## WHAT YOU HAVE TO DO
Copy out each line exactly; pictures stay out of the copy.

## DATA EXCERPT
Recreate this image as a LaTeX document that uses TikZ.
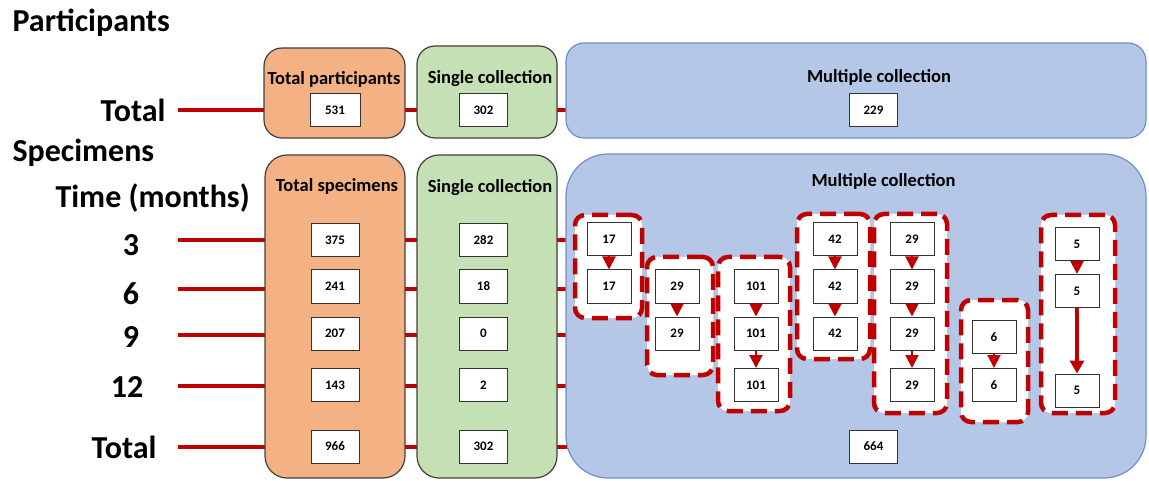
\documentclass[tikz,border=0pt]{standalone}
\usepackage{fontspec}
\setmainfont{Carlito}
\usetikzlibrary{arrows.meta,backgrounds}
\definecolor{panelorange}{HTML}{F4B183}
\definecolor{panelgreen}{HTML}{C5E0B4}
\definecolor{panelblue}{HTML}{B4C7E7}
\definecolor{edgeblue}{HTML}{6F8FCB}
\definecolor{darkred}{HTML}{C00000}
\tikzset{
	panel/.style={draw=black!75, line width=1.2pt, inner sep=0pt},
	valbox/.style={draw=black!80, fill=white, line width=1pt, inner sep=0pt, minimum width=48pt, minimum height=33pt, font=\fontsize{13}{15}\selectfont\bfseries},
	gbox/.style={valbox, minimum width=44pt},
	grpbox/.style={draw=darkred, fill=white, line width=4.5pt, dash pattern=on 16pt off 8pt, rounded corners=10pt, inner sep=0pt},
	paneltitle/.style={font=\fontsize{18.5}{22}\selectfont\bfseries, anchor=base},
	rowlabel/.style={font=\fontsize{32}{36}\selectfont\bfseries},
	rowline/.style={draw=darkred, line width=4.5pt},
	flow/.style={draw=darkred, line width=2pt, -{Triangle[width=13pt,length=13pt]}},
}
\begin{document}
\begin{tikzpicture}[x=1pt,y=-1pt]
	\useasboundingbox (0,0) rectangle (1149,481);
	\node[rowlabel, anchor=base west] (participants) at (9,32) {Participants};
	\node[rowlabel, anchor=east] (toptotal) at (169,110) {Total};
	\node[rowlabel, anchor=base west] (specimens) at (9,162) {Specimens};
	\node[rowlabel, anchor=base west] (time) at (52,208) {Time (months)};
	\node[rowlabel] (m3) at (131,245) {3};
	\node[rowlabel] (m6) at (131,294) {6};
	\node[rowlabel] (m9) at (131,337) {9};
	\node[rowlabel] (m12) at (127,387) {12};
	\node[rowlabel, anchor=east] (bottotal) at (160,447) {Total};
	\coordinate (rowP) at (178,110);
	\coordinate (row3) at (178,240);
	\coordinate (row6) at (178,289);
	\coordinate (row9) at (178,335);
	\coordinate (row12) at (178,386);
	\coordinate (rowT) at (178,447);

	\node[panel, fill=panelorange, rounded corners=18pt, minimum width=141pt, minimum height=90pt] (totpart) at (334.5,93) {};
	\node[paneltitle] (totpart-t) at (334,85) {Total participants};
	\node[valbox, minimum width=50pt] (v531) at (335,110.5) {531};
	\node[panel, fill=panelgreen, rounded corners=18pt, minimum width=140pt, minimum height=92pt] (singpart) at (487,92) {};
	\node[paneltitle] (singpart-t) at (490,84) {Single collection};
	\node[valbox] (v302a) at (483.5,110.5) {302};
	\node[panel, draw=edgeblue, fill=panelblue, rounded corners=18pt, minimum width=580pt, minimum height=95pt] (multpart) at (856,90.5) {};
	\node[paneltitle] (multpart-t) at (879,83) {Multiple collection};
	\node[valbox] (v229) at (873.5,110) {229};

	\node[panel, fill=panelorange, rounded corners=22pt, minimum width=140pt, minimum height=323pt] (totspec) at (335,316.5) {};
	\node[paneltitle] (totspec-t) at (337,192) {Total specimens};
	\node[valbox] (v375) at (335,240) {375};
	\node[valbox] (v241) at (335,286.5) {241};
	\node[valbox] (v207) at (335,333.5) {207};
	\node[valbox] (v143) at (335,385) {143};
	\node[valbox] (v966) at (335,446.5) {966};
	\node[panel, fill=panelgreen, rounded corners=22pt, minimum width=140pt, minimum height=323pt] (singspec) at (487,316.5) {};
	\node[paneltitle] (singspec-t) at (490,193) {Single collection};
	\node[valbox] (v282) at (483.5,240) {282};
	\node[valbox] (v18) at (483.5,286.5) {18};
	\node[valbox] (v0) at (483.5,333.5) {0};
	\node[valbox] (v2) at (483.5,385) {2};
	\node[valbox] (v302b) at (483.5,446.5) {302};
	\node[panel, draw=edgeblue, fill=panelblue, rounded corners=42pt, minimum width=580pt, minimum height=324pt] (multspec) at (856,316) {};
	\node[paneltitle] (multspec-t) at (883.5,187) {Multiple collection};
	\node[valbox] (v664) at (873.5,446.5) {664};

	\node[grpbox, minimum width=67pt, minimum height=103pt] (g1) at (608.5,266.5) {};
	\node[gbox] (g1a) at (609,239.5) {17};
	\node[gbox] (g1b) at (609,286.5) {17};
	\draw[flow] (g1a) -- (g1b);
	\node[grpbox, minimum width=66pt, minimum height=118pt] (g2) at (680,316) {};
	\node[gbox] (g2a) at (677,286.5) {29};
	\node[gbox] (g2b) at (677,333.5) {29};
	\draw[flow] (g2a) -- (g2b);
	\node[grpbox, minimum width=72pt, minimum height=154pt] (g3) at (754,334) {};
	\node[gbox] (g3a) at (756,286.5) {101};
	\node[gbox] (g3b) at (756,333.5) {101};
	\node[gbox] (g3c) at (756,385) {101};
	\draw[flow] (g3a) -- (g3b);
	\draw[flow] (g3b) -- (g3c);
	\node[grpbox, minimum width=73pt, minimum height=145pt] (g4) at (833.5,286.5) {};
	\node[gbox] (g4a) at (835,239.5) {42};
	\node[gbox] (g4b) at (835,286.5) {42};
	\node[gbox] (g4c) at (835,333.5) {42};
	\draw[flow] (g4a) -- (g4b);
	\draw[flow] (g4b) -- (g4c);
	\node[grpbox, minimum width=73pt, minimum height=199pt] (g5) at (910.5,313.5) {};
	\node[gbox] (g5a) at (912,239.5) {29};
	\node[gbox] (g5b) at (912,286.5) {29};
	\node[gbox] (g5c) at (912,333.5) {29};
	\node[gbox] (g5d) at (912,385) {29};
	\draw[flow] (g5a) -- (g5b);
	\draw[flow] (g5b) -- (g5c);
	\draw[flow] (g5c) -- (g5d);
	\node[grpbox, minimum width=67pt, minimum height=122pt] (g6) at (994.5,361) {};
	\node[gbox] (g6a) at (994,337) {6};
	\node[gbox] (g6b) at (994,385) {6};
	\draw[flow] (g6a) -- (g6b);
	\node[grpbox, minimum width=74pt, minimum height=198pt] (g7) at (1078,314) {};
	\node[gbox] (g7a) at (1077,244.5) {5};
	\node[gbox] (g7b) at (1077,291) {5};
	\node[gbox] (g7c) at (1077,390.5) {5};
	\draw[flow] (g7a) -- (g7b);
	\draw[flow, line width=4.5pt, -{Triangle[width=14pt,length=13pt]}] (g7b) -- (g7c);

	\begin{scope}[on background layer]
		\draw[rowline] (rowP) -- (rowP -| multpart.center);
		\draw[rowline] (row3) -- (row3 -| multspec.center);
		\draw[rowline] (row6) -- (row6 -| multspec.center);
		\draw[rowline] (row9) -- (row9 -| multspec.center);
		\draw[rowline] (row12) -- (row12 -| multspec.center);
		\draw[rowline] (rowT) -- (rowT -| multspec.center);
	\end{scope}
\end{tikzpicture}
\end{document}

## ANSWER FOR THIS EXERCISE
Recreate this image as a LaTeX document that uses TikZ.
\documentclass[tikz,border=0pt]{standalone}
\usepackage{fontspec}
\setmainfont{Carlito}
\usetikzlibrary{arrows.meta,backgrounds}
\definecolor{panelorange}{HTML}{F4B183}
\definecolor{panelgreen}{HTML}{C5E0B4}
\definecolor{panelblue}{HTML}{B4C7E7}
\definecolor{edgeblue}{HTML}{6F8FCB}
\definecolor{darkred}{HTML}{C00000}
\tikzset{
	panel/.style={draw=black!75, line width=1.2pt, inner sep=0pt},
	valbox/.style={draw=black!80, fill=white, line width=1pt, inner sep=0pt, minimum width=48pt, minimum height=33pt, font=\fontsize{13}{15}\selectfont\bfseries},
	gbox/.style={valbox, minimum width=44pt},
	grpbox/.style={draw=darkred, fill=white, line width=4.5pt, dash pattern=on 16pt off 8pt, rounded corners=10pt, inner sep=0pt},
	paneltitle/.style={font=\fontsize{18.5}{22}\selectfont\bfseries, anchor=base},
	rowlabel/.style={font=\fontsize{32}{36}\selectfont\bfseries},
	rowline/.style={draw=darkred, line width=4.5pt},
	flow/.style={draw=darkred, line width=2pt, -{Triangle[width=13pt,length=13pt]}},
}
\begin{document}
\begin{tikzpicture}[x=1pt,y=-1pt]
	\useasboundingbox (0,0) rectangle (1149,481);
	\node[rowlabel, anchor=base west] (participants) at (9,32) {Participants};
	\node[rowlabel, anchor=east] (toptotal) at (169,110) {Total};
	\node[rowlabel, anchor=base west] (specimens) at (9,162) {Specimens};
	\node[rowlabel, anchor=base west] (time) at (52,208) {Time (months)};
	\node[rowlabel] (m3) at (131,245) {3};
	\node[rowlabel] (m6) at (131,294) {6};
	\node[rowlabel] (m9) at (131,337) {9};
	\node[rowlabel] (m12) at (127,387) {12};
	\node[rowlabel, anchor=east] (bottotal) at (160,447) {Total};
	\coordinate (rowP) at (178,110);
	\coordinate (row3) at (178,240);
	\coordinate (row6) at (178,289);
	\coordinate (row9) at (178,335);
	\coordinate (row12) at (178,386);
	\coordinate (rowT) at (178,447);

	\node[panel, fill=panelorange, rounded corners=18pt, minimum width=141pt, minimum height=90pt] (totpart) at (334.5,93) {};
	\node[paneltitle] (totpart-t) at (334,85) {Total participants};
	\node[valbox, minimum width=50pt] (v531) at (335,110.5) {531};
	\node[panel, fill=panelgreen, rounded corners=18pt, minimum width=140pt, minimum height=92pt] (singpart) at (487,92) {};
	\node[paneltitle] (singpart-t) at (490,84) {Single collection};
	\node[valbox] (v302a) at (483.5,110.5) {302};
	\node[panel, draw=edgeblue, fill=panelblue, rounded corners=18pt, minimum width=580pt, minimum height=95pt] (multpart) at (856,90.5) {};
	\node[paneltitle] (multpart-t) at (879,83) {Multiple collection};
	\node[valbox] (v229) at (873.5,110) {229};

	\node[panel, fill=panelorange, rounded corners=22pt, minimum width=140pt, minimum height=323pt] (totspec) at (335,316.5) {};
	\node[paneltitle] (totspec-t) at (337,192) {Total specimens};
	\node[valbox] (v375) at (335,240) {375};
	\node[valbox] (v241) at (335,286.5) {241};
	\node[valbox] (v207) at (335,333.5) {207};
	\node[valbox] (v143) at (335,385) {143};
	\node[valbox] (v966) at (335,446.5) {966};
	\node[panel, fill=panelgreen, rounded corners=22pt, minimum width=140pt, minimum height=323pt] (singspec) at (487,316.5) {};
	\node[paneltitle] (singspec-t) at (490,193) {Single collection};
	\node[valbox] (v282) at (483.5,240) {282};
	\node[valbox] (v18) at (483.5,286.5) {18};
	\node[valbox] (v0) at (483.5,333.5) {0};
	\node[valbox] (v2) at (483.5,385) {2};
	\node[valbox] (v302b) at (483.5,446.5) {302};
	\node[panel, draw=edgeblue, fill=panelblue, rounded corners=42pt, minimum width=580pt, minimum height=324pt] (multspec) at (856,316) {};
	\node[paneltitle] (multspec-t) at (883.5,187) {Multiple collection};
	\node[valbox] (v664) at (873.5,446.5) {664};

	\node[grpbox, minimum width=67pt, minimum height=103pt] (g1) at (608.5,266.5) {};
	\node[gbox] (g1a) at (609,239.5) {17};
	\node[gbox] (g1b) at (609,286.5) {17};
	\draw[flow] (g1a) -- (g1b);
	\node[grpbox, minimum width=66pt, minimum height=118pt] (g2) at (680,316) {};
	\node[gbox] (g2a) at (677,286.5) {29};
	\node[gbox] (g2b) at (677,333.5) {29};
	\draw[flow] (g2a) -- (g2b);
	\node[grpbox, minimum width=72pt, minimum height=154pt] (g3) at (754,334) {};
	\node[gbox] (g3a) at (756,286.5) {101};
	\node[gbox] (g3b) at (756,333.5) {101};
	\node[gbox] (g3c) at (756,385) {101};
	\draw[flow] (g3a) -- (g3b);
	\draw[flow] (g3b) -- (g3c);
	\node[grpbox, minimum width=73pt, minimum height=145pt] (g4) at (833.5,286.5) {};
	\node[gbox] (g4a) at (835,239.5) {42};
	\node[gbox] (g4b) at (835,286.5) {42};
	\node[gbox] (g4c) at (835,333.5) {42};
	\draw[flow] (g4a) -- (g4b);
	\draw[flow] (g4b) -- (g4c);
	\node[grpbox, minimum width=73pt, minimum height=199pt] (g5) at (910.5,313.5) {};
	\node[gbox] (g5a) at (912,239.5) {29};
	\node[gbox] (g5b) at (912,286.5) {29};
	\node[gbox] (g5c) at (912,333.5) {29};
	\node[gbox] (g5d) at (912,385) {29};
	\draw[flow] (g5a) -- (g5b);
	\draw[flow] (g5b) -- (g5c);
	\draw[flow] (g5c) -- (g5d);
	\node[grpbox, minimum width=67pt, minimum height=122pt] (g6) at (994.5,361) {};
	\node[gbox] (g6a) at (994,337) {6};
	\node[gbox] (g6b) at (994,385) {6};
	\draw[flow] (g6a) -- (g6b);
	\node[grpbox, minimum width=74pt, minimum height=198pt] (g7) at (1078,314) {};
	\node[gbox] (g7a) at (1077,244.5) {5};
	\node[gbox] (g7b) at (1077,291) {5};
	\node[gbox] (g7c) at (1077,390.5) {5};
	\draw[flow] (g7a) -- (g7b);
	\draw[flow, line width=4.5pt, -{Triangle[width=14pt,length=13pt]}] (g7b) -- (g7c);

	\begin{scope}[on background layer]
		\draw[rowline] (rowP) -- (rowP -| multpart.center);
		\draw[rowline] (row3) -- (row3 -| multspec.center);
		\draw[rowline] (row6) -- (row6 -| multspec.center);
		\draw[rowline] (row9) -- (row9 -| multspec.center);
		\draw[rowline] (row12) -- (row12 -| multspec.center);
		\draw[rowline] (rowT) -- (rowT -| multspec.center);
	\end{scope}
\end{tikzpicture}
\end{document}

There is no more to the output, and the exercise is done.